Representatives from the German industry and politicians have agreed to a joint charter generally applied across multiple domains, listing initiatives for the federal government to cater for the next revolution. INDUSTRIE 4.0 on the manufacturing floor signifies a paradigm shift away from centralised to more decentral and smart manufacturing and logistics – collecting and adjusting production according to real time measurements. Once installed the products will be monitored and supervised to predict errors and optimise service attendance.

SKF industrial bearings

As an illustrative example SKF, the Swedish roller bearing manufacturer, has increased net turnover 50% by adding a digital services business of monitoring and maintenance to their original core product of small steel balls.

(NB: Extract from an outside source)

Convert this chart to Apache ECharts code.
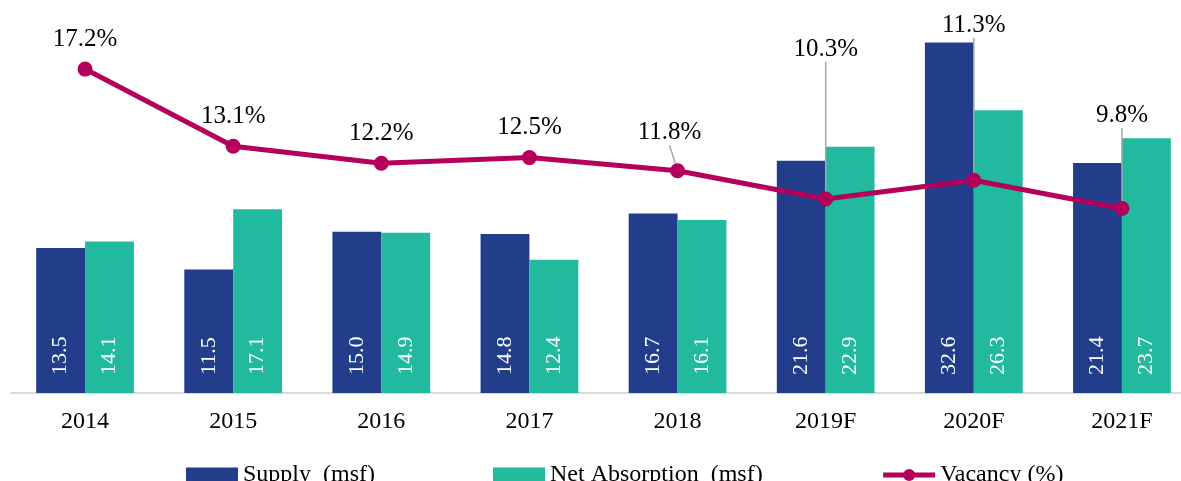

By measuring vibrations on machinery running on SKF bearings they can validate correct mounting and subsequently analyse a known vibration pattern from the installed bearings, then overlaid vibration of the healthy machinery connected. An advanced analytics algorithm recognises the contribution of individual components from the accumulated acoustic spectrum allowing SKF to identify sources of unknown or malicious vibration patterns thus guarding the installation life cycle.

”SKF has developed advanced services and technologies to maintain, monitor, repair and optimise your assets throughout their operating life. SKF is providing the optimum replacement parts at the right time and helping customers to optimize asset efficiency.”, text from SKF website.